The duration of the batch index task

Hi guys,

We use index task (http://druid.io/docs/0.9.1.1/ingestion/tasks.html) to downsample historical data and adjust the segment granularity, for example realtime data is roll-up in minute, and yesterday’s data is roll-up in fifteen minute with segment granularity of one day, but in my cluster, the task almost need 24 hours or more to finish the work. My question are why the index task takes so long to finish? What do I need to do if I want to decrease the time needed for the index task?

Are you using a local hadoop index task? Those can be slow given the overhead to run mapreduce. With that said, 24 hours is a very very long time. Can you include your indexing spec?

No, I’m not using hadoop index task, just the index task on VM, and the situation is worse now, the task runs longer than 24 hours.

Dataset: about 18GB per day, the biggest segment in one hour about 1G.

Machine config for batch index task: 16GM memory, 4 core cpu, 80G SAS disk.

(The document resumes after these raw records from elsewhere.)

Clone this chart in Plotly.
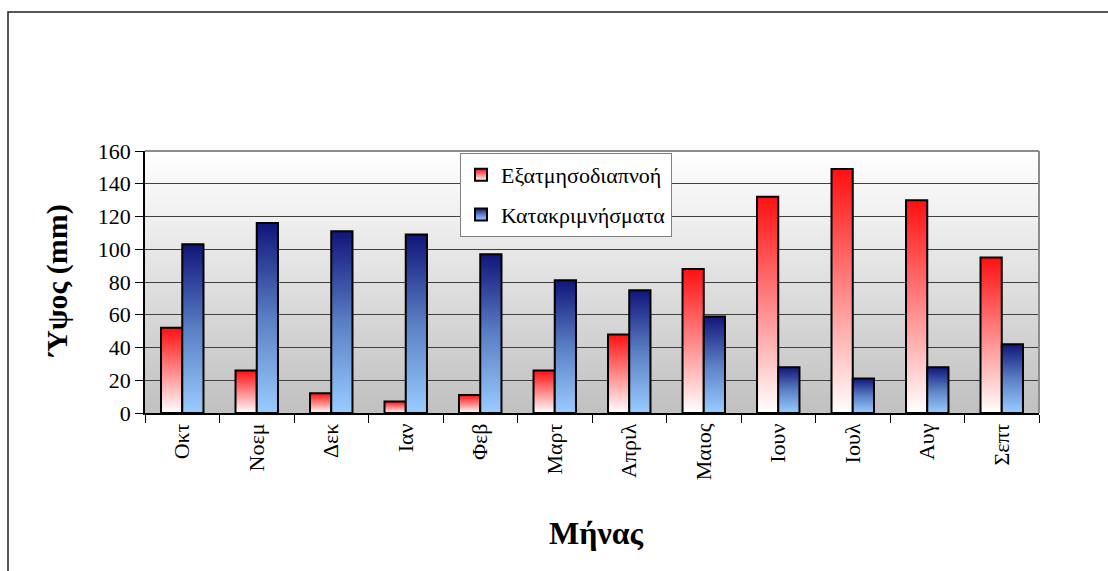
import plotly.graph_objects as go

months = ["Οκτ", "Νοεμ", "Δεκ", "Ιαν", "Φεβ", "Μαρτ", "Απριλ", "Μαιος", "Ιουν", "Ιουλ", "Αυγ", "Σεπτ"]
evapotranspiration = [52, 26, 12, 7, 11, 26, 48, 88, 132, 149, 130, 95]
precipitation = [103, 116, 111, 109, 97, 81, 75, 59, 28, 21, 28, 42]
series_names = ["Εξατμησοδιαπνοή", "Κατακριμνήσματα"]
y_ticks = [0, 20, 40, 60, 80, 100, 120, 140, 160]

FONT = "Liberation Serif, Times New Roman, serif"

fig = go.Figure()
fig.add_trace(go.Bar(
    x=months, y=evapotranspiration, name=series_names[0],
    marker=dict(color="#ff8080", line=dict(color="black", width=2)),
    legendgroup="a",
))
fig.add_trace(go.Bar(
    x=months, y=precipitation, name=series_names[1],
    marker=dict(color="#4f6fbf", line=dict(color="black", width=2)),
    legendgroup="b",
))

L, R, T, B = 145, 1039, 151, 413
W, H = 1108, 571
pw, ph = R - L, B - T

def px(xp):
    return (xp - L) / pw

def py(yp):
    return (B - yp) / ph

fig.update_layout(
    width=W, height=H,
    margin=dict(l=L, r=W - R, t=T, b=H - B, pad=0),
    paper_bgcolor="white",
    plot_bgcolor="#e0e0e0",
    barmode="group",
    bargap=0.43,
    bargroupgap=0,
    font=dict(family=FONT, color="black", size=22),
    showlegend=True,
    legend=dict(
        x=px(460), y=py(153), xanchor="left", yanchor="top",
        bgcolor="white", bordercolor="#808080", borderwidth=1,
        font=dict(family=FONT, size=22, color="black"),
        tracegroupgap=8, traceorder="grouped",
        itemwidth=30,
    ),
    xaxis=dict(
        type="category",
        showline=True, linecolor="black", linewidth=1.5,
        ticks="outside", tickson="boundaries", ticklen=8, tickcolor="black", tickwidth=1,
        tickangle=-90, tickfont=dict(family=FONT, size=22, color="black"),
        showgrid=False, zeroline=False,
    ),
    yaxis=dict(
        range=[0, 160], tickvals=y_ticks, ticktext=[str(v) for v in y_ticks],
        showline=True, linecolor="black", linewidth=1.5,
        ticks="outside", ticklen=8, tickcolor="black", tickwidth=1,
        tickfont=dict(family=FONT, size=22, color="black"),
        showgrid=True, gridcolor="#404040", gridwidth=1,
        zeroline=False,
    ),
    annotations=[
        dict(text="<b>Ύψος (mm)</b>", xref="paper", yref="paper",
             x=px(57), y=py(281), textangle=-90, showarrow=False,
             font=dict(family=FONT, size=30, color="black"),
             xanchor="center", yanchor="middle"),
        dict(text="<b>Μήνας</b>", xref="paper", yref="paper",
             x=px(596), y=py(533), showarrow=False,
             font=dict(family=FONT, size=32, color="black"),
             xanchor="center", yanchor="middle"),
    ],
    shapes=[
        dict(type="rect", xref="paper", yref="paper",
             x0=px(8), x1=px(1130), y0=py(600), y1=py(12),
             line=dict(color="#202020", width=1.5), fillcolor="rgba(0,0,0,0)", layer="below"),
        dict(type="line", xref="paper", yref="paper", x0=0, x1=1, y0=1, y1=1,
             line=dict(color="#8c8c8c", width=2), layer="above"),
        dict(type="line", xref="paper", yref="paper", x0=1, x1=1, y0=0, y1=1,
             line=dict(color="#8c8c8c", width=2), layer="above"),
    ],
)

post = r"""
document.body.style.margin = '0';
var gd = document.getElementById('{plot_id}');
function mkGrad(defs, id, stops){
  if (document.getElementById(id)) return;
  var ns = 'http://www.w3.org/2000/svg';
  var lg = document.createElementNS(ns, 'linearGradient');
  lg.setAttribute('id', id);
  lg.setAttribute('x1', '0'); lg.setAttribute('y1', '0');
  lg.setAttribute('x2', '0'); lg.setAttribute('y2', '1');
  stops.forEach(function(s){
    var st = document.createElementNS(ns, 'stop');
    st.setAttribute('offset', s[0]);
    st.setAttribute('stop-color', s[1]);
    lg.appendChild(st);
  });
  defs.appendChild(lg);
}
function applyGrad(){
  var svg = gd.querySelector('svg.main-svg');
  if (!svg) return;
  var defs = svg.querySelector('defs');
  if (!defs) { defs = document.createElementNS('http://www.w3.org/2000/svg','defs'); svg.insertBefore(defs, svg.firstChild); }
  mkGrad(defs, 'gRed', [['0', '#ff1010'], ['1', '#ffffff']]);
  mkGrad(defs, 'gBlue', [['0', '#10157a'], ['0.5', '#5a7fc4'], ['1', '#99ccff']]);
  mkGrad(defs, 'gBg', [['0', '#ffffff'], ['1', '#c0c0c0']]);
  var grads = ['url(#gRed)', 'url(#gBlue)'];
  var traces = gd.querySelectorAll('.barlayer .trace');
  traces.forEach(function(t, i){
    t.querySelectorAll('path').forEach(function(p){ p.style.fill = grads[i % 2]; });
  });
  var leg = gd.querySelectorAll('.legend .traces');
  leg.forEach(function(t, i){
    t.querySelectorAll('.legendpoints path').forEach(function(p){ p.style.fill = grads[i % 2]; });
  });
  gd.querySelectorAll('.bglayer rect.bg').forEach(function(r){ r.style.fill = 'url(#gBg)'; });
}
applyGrad();
gd.on('plotly_afterplot', applyGrad);
"""

fig.write_html("out.html", post_script=post, config={"displayModeBar": False})
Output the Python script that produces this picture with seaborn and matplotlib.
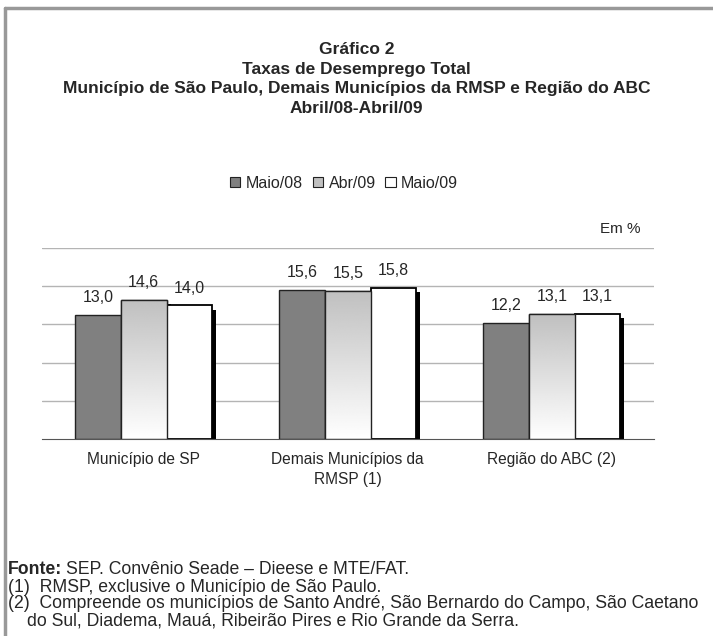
import numpy as np
import pandas as pd
import seaborn as sns
import matplotlib
matplotlib.use('Agg')
from matplotlib import pyplot as plt
from matplotlib import patheffects as pe
from matplotlib.patches import Patch, Rectangle
from matplotlib.lines import Line2D

# data
categories = ['Município de SP', 'Demais Municípios da\nRMSP (1)', 'Região do ABC (2)']
periods = ['Maio/08', 'Abr/09', 'Maio/09']
maio08 = [13.0, 15.6, 12.2]
abr09 = [14.6, 15.5, 13.1]
maio09 = [14.0, 15.8, 13.1]

df = pd.DataFrame({
    'regiao': categories * 3,
    'periodo': [p for p in periods for _ in categories],
    'taxa': maio08 + abr09 + maio09,
})

sns.set_style('white')
plt.rcParams['font.family'] = ['Liberation Sans', 'DejaVu Sans']

fig = plt.figure(figsize=(7.13, 6.36), dpi=100)
ax = fig.add_axes([0.0585, 0.3093, 0.8585, 0.3008])

palette = ['#808080', '#c0c0c0', '#ffffff']
sns.barplot(data=df, x='regiao', y='taxa', hue='periodo', palette=palette,
            width=0.67, gap=0, ax=ax, legend=False, saturation=1,
            edgecolor='#222222', linewidth=1.0, zorder=2)

ax.set_ylim(0, 20)
ax.set_xlim(-0.5, 2.5)
ax.set_yticks([4, 8, 12, 16, 20])
ax.set_yticklabels([])
ax.tick_params(axis='y', length=0)
ax.yaxis.grid(True, color='#b4b4b4', linewidth=1.0)
ax.set_axisbelow(True)
for s in ['left', 'top', 'right']:
    ax.spines[s].set_visible(False)
ax.spines['bottom'].set_color('#555555')
ax.spines['bottom'].set_linewidth(0.8)
ax.set_xlabel('')
ax.set_ylabel('')
ax.set_xticks([0, 1, 2])
ax.set_xticklabels(categories, fontsize=11.2, linespacing=1.45)
ax.tick_params(axis='x', which='major', length=0, pad=9)
ax.set_xticks([-0.5, 0.5, 1.5, 2.5], minor=True)
ax.tick_params(axis='x', which='minor', length=5, color='#555555', width=0.8, direction='out')

# shadows, gradient, value labels
grad = np.linspace(1.0, 0.75, 256).reshape(-1, 1)
bars = ax.patches
shadow = [pe.SimplePatchShadow(offset=(3, -3), shadow_rgbFace='black', alpha=1), pe.Normal()]
for i, bar in enumerate(bars):
    bar.set_path_effects(shadow)
    x0 = bar.get_x()
    w = bar.get_width()
    h = bar.get_height()
    if 3 <= i < 6:
        im = ax.imshow(grad, cmap='gray', vmin=0, vmax=1, origin='lower',
                       extent=[x0, x0 + w, 0, h], aspect='auto', zorder=2.1,
                       interpolation='bilinear')
        im.set_clip_path(bar)
        ax.add_patch(Rectangle((x0, 0), w, h, fill=False, edgecolor='#222222',
                               linewidth=1.0, zorder=2.2))
    if i >= 6:
        bar.set_edgecolor('black')
        bar.set_linewidth(1.3)
    ax.annotate(f'{h:.1f}'.replace('.', ','), (x0 + w / 2, h), xytext=(0, 7),
                textcoords='offset points', ha='center', va='bottom', fontsize=11.5)
ax.set_xlim(-0.5, 2.5)
ax.set_ylim(0, 20)

# titles
titles = ['Gráfico 2', 'Taxas de Desemprego Total',
          'Município de São Paulo, Demais Municípios da RMSP e Região do ABC',
          'Abril/08-Abril/09']
for k, t in enumerate(titles):
    fig.text(0.5, 1 - (50 + 19.5 * k) / 636, t, ha='center', va='center',
             fontsize=12.5, fontweight='bold')

# legend
handles = [Patch(facecolor=c, edgecolor='#222222', linewidth=0.8) for c in palette]
fig.legend(handles, periods, loc='center', bbox_to_anchor=(344 / 713, 1 - 183 / 636),
           ncol=3, frameon=False, fontsize=11.5, handlelength=0.65, handleheight=0.65,
           handletextpad=0.35, columnspacing=0.6)

fig.text(641 / 713, 1 - 229 / 636, 'Em %', ha='right', va='center', fontsize=11)

# footnotes
fs = 12.7
fy = [570, 587, 604, 621]
fonte = fig.text(8 / 713, 1 - fy[0] / 636, 'Fonte:', ha='left', va='center', fontsize=fs,
                 fontweight='bold')
fig.canvas.draw()
bb = fonte.get_window_extent()
fig.text((bb.x1 + 4) / 713, 1 - fy[0] / 636, 'SEP. Convênio Seade – Dieese e MTE/FAT.',
         ha='left', va='center', fontsize=fs)
fig.text(8 / 713, 1 - fy[1] / 636, '(1)  RMSP, exclusive o Município de São Paulo.',
         ha='left', va='center', fontsize=fs)
fig.text(8 / 713, 1 - fy[2] / 636,
         '(2)  Compreende os municípios de Santo André, São Bernardo do Campo, São Caetano',
         ha='left', va='center', fontsize=fs)
fig.text(27 / 713, 1 - fy[3] / 636,
         'do Sul, Diadema, Mauá, Ribeirão Pires e Rio Grande da Serra.',
         ha='left', va='center', fontsize=fs)

# frame (top and left)
fig.add_artist(Line2D([5 / 713, 1], [1 - 8 / 636, 1 - 8 / 636], color='#999999', linewidth=2.5))
fig.add_artist(Line2D([5 / 713, 5 / 713], [0, 1 - 8 / 636], color='#999999', linewidth=2.5))

fig.savefig('out.png', dpi=100)
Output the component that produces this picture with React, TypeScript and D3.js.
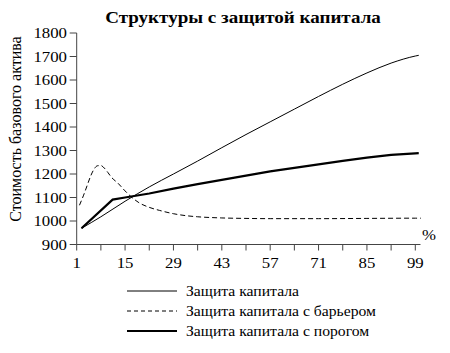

The conf for middleManager is similar with realtime index task:

druid.indexer.runner.javaCommand=/usr/lib/jvm/java-7-openjdk-amd64/bin/java

druid.indexer.runner.javaOpts=-server -Xmx2g -Duser.timezone=UTC -Dfile.encoding=UTF-8 -Djava.util.logging.manager=org.apache.logging.log4j.jul.LogManager

druid.indexer.task.baseTaskDir=/srv/nbs/0/druid/task/

druid.indexer.task.restoreTasksOnRestart=true

HTTP server threads

druid.server.http.numThreads=25

Processing threads and buffers

druid.processing.buffer.sizeBytes=536870912

druid.processing.numThreads=2

One of the index spec (roll-up in one hour, six hour for segment granularity):

{

“task”: “index_request_2016-09-01T16:10:00.164Z”,

“payload”: {

“id”: “index_request_2016-09-01T16:10:00.164Z”,

“resource”: {

“availabilityGroup”: “index_request_2016-09-01T16:10:00.164Z”,

“requiredCapacity”: 1

},

“spec”: {

“dataSchema”: {

“dataSource”: “request”,

“parser”: {

“type”: “map”,

“parseSpec”: {

“format”: “json”,

“timestampSpec”: {

“column”: “timestamp”,

“format”: “auto”,

“missingValue”: null

},

“dimensionsSpec”: {

“dimensions”: [

“app”,

“operator”,

“network”,

“host”,

“geo”,

“city”,

“path”

]

}

}

},

“metricsSpec”: [{

“type”: “longSum”,

“name”: “requestCount”,

“fieldName”: “requestCount”

}, {

“type”: “longSum”,

“name”: “requestTime”,

“fieldName”: “requestTime”

}, {

“type”: “longSum”,

“name”: “responseTime”,

“fieldName”: “responseTime”

}, {

“type”: “longSum”,

“name”: “fpTime”,

“fieldName”: “fpTime”

}, {

“type”: “longSum”,

“name”: “dnsTime”,

“fieldName”: “dnsTime”

}, {

“type”: “longSum”,

“name”: “sendBytes”,

“fieldName”: “sendBytes”

}, {

“type”: “longSum”,

“name”: “receivedBytes”,

“fieldName”: “receivedBytes”

}],

“granularitySpec”: {

“type”: “uniform”,

“segmentGranularity”: “SIX_HOUR”,

“queryGranularity”: {

“type”: “duration”,

“duration”: 3600000,

“origin”: “1970-01-01T00:00:00.000Z”

},

“intervals”: [

“2016-08-30T00:00:00.000Z/2016-08-31T00:00:00.000Z”

]

}

},

“ioConfig”: {

“type”: “index”,

“firehose”: {

“type”: “ingestSegment”,

“dataSource”: “request”,

“interval”: “2016-08-30T00:00:00.000Z/2016-08-31T00:00:00.000Z”,

“filter”: null,

“dimensions”: null,

“metrics”: null

}

},

“tuningConfig”: {

“type”: “index”,

“targetPartitionSize”: 10000000,

“rowFlushBoundary”: 1000000,

“numShards”: -1,

“indexSpec”: {

“bitmap”: {

“type”: “concise”

},

“dimensionCompression”: null,

“metricCompression”: null

},

“buildV9Directly”: true

}

},

“context”: null,

“groupId”: “index_request_2016-09-01T16:10:00.164Z”,

“dataSource”: “request”,

“interval”: “2016-08-30T00:00:00.000Z/2016-08-31T00:00:00.000Z”

}

}

One more question, for the same dataset (like the dataset in one day), different segment granularity (six_hour vs. one day) affect the duration of the index task?

Index task is not designed for any production workload whatsoever. It should be used for datasets < 1G. Can you run the hadoop index task instead?